[DIRECTIONS FOR THIS TASK]
The listing below should be printed exactly, every line of it. Skip the pictures.

[SOURCE EXCERPT]

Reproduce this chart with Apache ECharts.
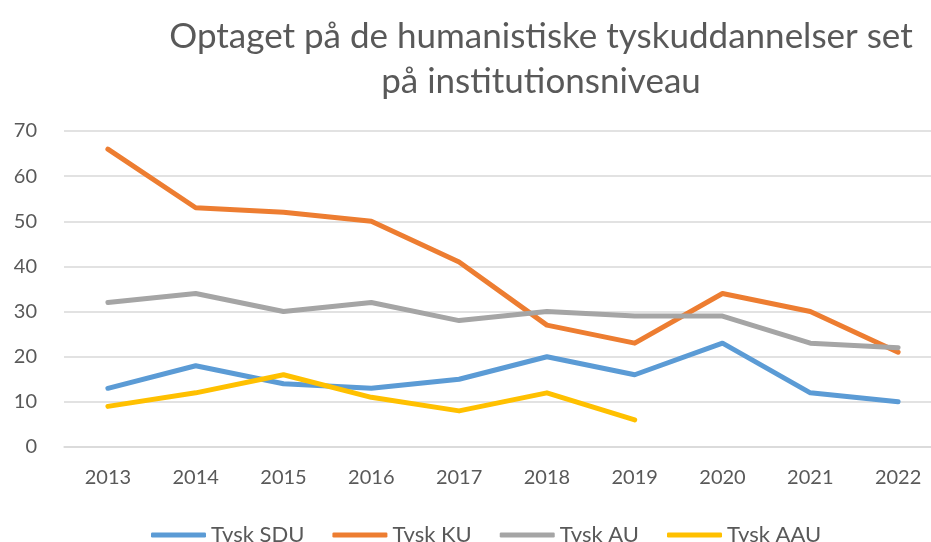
<!DOCTYPE html>
<html><head><meta charset="utf-8">
<script src="https://cdn.jsdelivr.net/npm/echarts@6/dist/echarts.min.js"></script>
<style>html,body{margin:0;padding:0;background:#fff;overflow:hidden}#c{width:942px;height:542px}</style>
</head><body><div id="c"></div>
<script>
var years = ['2013','2014','2015','2016','2017','2018','2019','2020','2021','2022'];
var sdu = [13, 18, 14, 13, 15, 20, 16, 23, 12, 10];
var ku  = [66, 53, 52, 50, 41, 27, 23, 34, 30, 21];
var au  = [32, 34, 30, 32, 28, 30, 29, 29, 23, 22];
var aau = [9, 12, 16, 11, 8, 12, 6, null, null, null];
var names = ['Tysk SDU','Tysk KU','Tysk AU','Tysk AAU'];
var colors = ['#5B9BD5','#ED7D31','#A5A5A5','#FFC000'];
var font = 'Lato, "Open Sans", sans-serif';
var chart = echarts.init(document.getElementById('c'));
function mk(i, d){
  return {name:names[i], type:'line', data:d, symbol:'none', connectNulls:false,
    lineStyle:{width:5, color:colors[i], cap:'round', join:'round'}, itemStyle:{color:colors[i]}};
}
chart.setOption({
  animation:false,
  title:{text:'Optaget på de humanistiske tyskuddannelser set\npå institutionsniveau', left:536, top:9, textAlign:'center',
    textStyle:{fontFamily:font, fontSize:35, fontWeight:'normal', color:'#595959', lineHeight:45}},
  legend:{bottom:-9, left:146, itemWidth:55, itemHeight:5, itemGap:28, icon:'roundRect',
    textStyle:{fontFamily:font, fontSize:22, color:'#595959'}, data:names},
  grid:{left:64, right:0, top:131, bottom:95},
  xAxis:{type:'category', data:years, boundaryGap:true,
    axisLine:{lineStyle:{color:'#d9d9d9', width:1.5}}, axisTick:{show:false},
    axisLabel:{fontFamily:font, fontSize:20, color:'#595959', margin:21}},
  yAxis:{type:'value', min:0, max:70, interval:10,
    axisLine:{show:false}, axisTick:{show:false},
    splitLine:{lineStyle:{color:'#d9d9d9', width:1.5}},
    axisLabel:{fontFamily:font, fontSize:20, color:'#595959', margin:27}},
  series:[mk(0,sdu), mk(1,ku), mk(2,au), mk(3,aau)]
});
</script></body></html>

[TASK ANSWER]
Reproduce this chart with Apache ECharts.
<!DOCTYPE html>
<html><head><meta charset="utf-8">
<script src="https://cdn.jsdelivr.net/npm/echarts@6/dist/echarts.min.js"></script>
<style>html,body{margin:0;padding:0;background:#fff;overflow:hidden}#c{width:942px;height:542px}</style>
</head><body><div id="c"></div>
<script>
var years = ['2013','2014','2015','2016','2017','2018','2019','2020','2021','2022'];
var sdu = [13, 18, 14, 13, 15, 20, 16, 23, 12, 10];
var ku  = [66, 53, 52, 50, 41, 27, 23, 34, 30, 21];
var au  = [32, 34, 30, 32, 28, 30, 29, 29, 23, 22];
var aau = [9, 12, 16, 11, 8, 12, 6, null, null, null];
var names = ['Tysk SDU','Tysk KU','Tysk AU','Tysk AAU'];
var colors = ['#5B9BD5','#ED7D31','#A5A5A5','#FFC000'];
var font = 'Lato, "Open Sans", sans-serif';
var chart = echarts.init(document.getElementById('c'));
function mk(i, d){
  return {name:names[i], type:'line', data:d, symbol:'none', connectNulls:false,
    lineStyle:{width:5, color:colors[i], cap:'round', join:'round'}, itemStyle:{color:colors[i]}};
}
chart.setOption({
  animation:false,
  title:{text:'Optaget på de humanistiske tyskuddannelser set\npå institutionsniveau', left:536, top:9, textAlign:'center',
    textStyle:{fontFamily:font, fontSize:35, fontWeight:'normal', color:'#595959', lineHeight:45}},
  legend:{bottom:-9, left:146, itemWidth:55, itemHeight:5, itemGap:28, icon:'roundRect',
    textStyle:{fontFamily:font, fontSize:22, color:'#595959'}, data:names},
  grid:{left:64, right:0, top:131, bottom:95},
  xAxis:{type:'category', data:years, boundaryGap:true,
    axisLine:{lineStyle:{color:'#d9d9d9', width:1.5}}, axisTick:{show:false},
    axisLabel:{fontFamily:font, fontSize:20, color:'#595959', margin:21}},
  yAxis:{type:'value', min:0, max:70, interval:10,
    axisLine:{show:false}, axisTick:{show:false},
    splitLine:{lineStyle:{color:'#d9d9d9', width:1.5}},
    axisLabel:{fontFamily:font, fontSize:20, color:'#595959', margin:27}},
  series:[mk(0,sdu), mk(1,ku), mk(2,au), mk(3,aau)]
});
</script></body></html>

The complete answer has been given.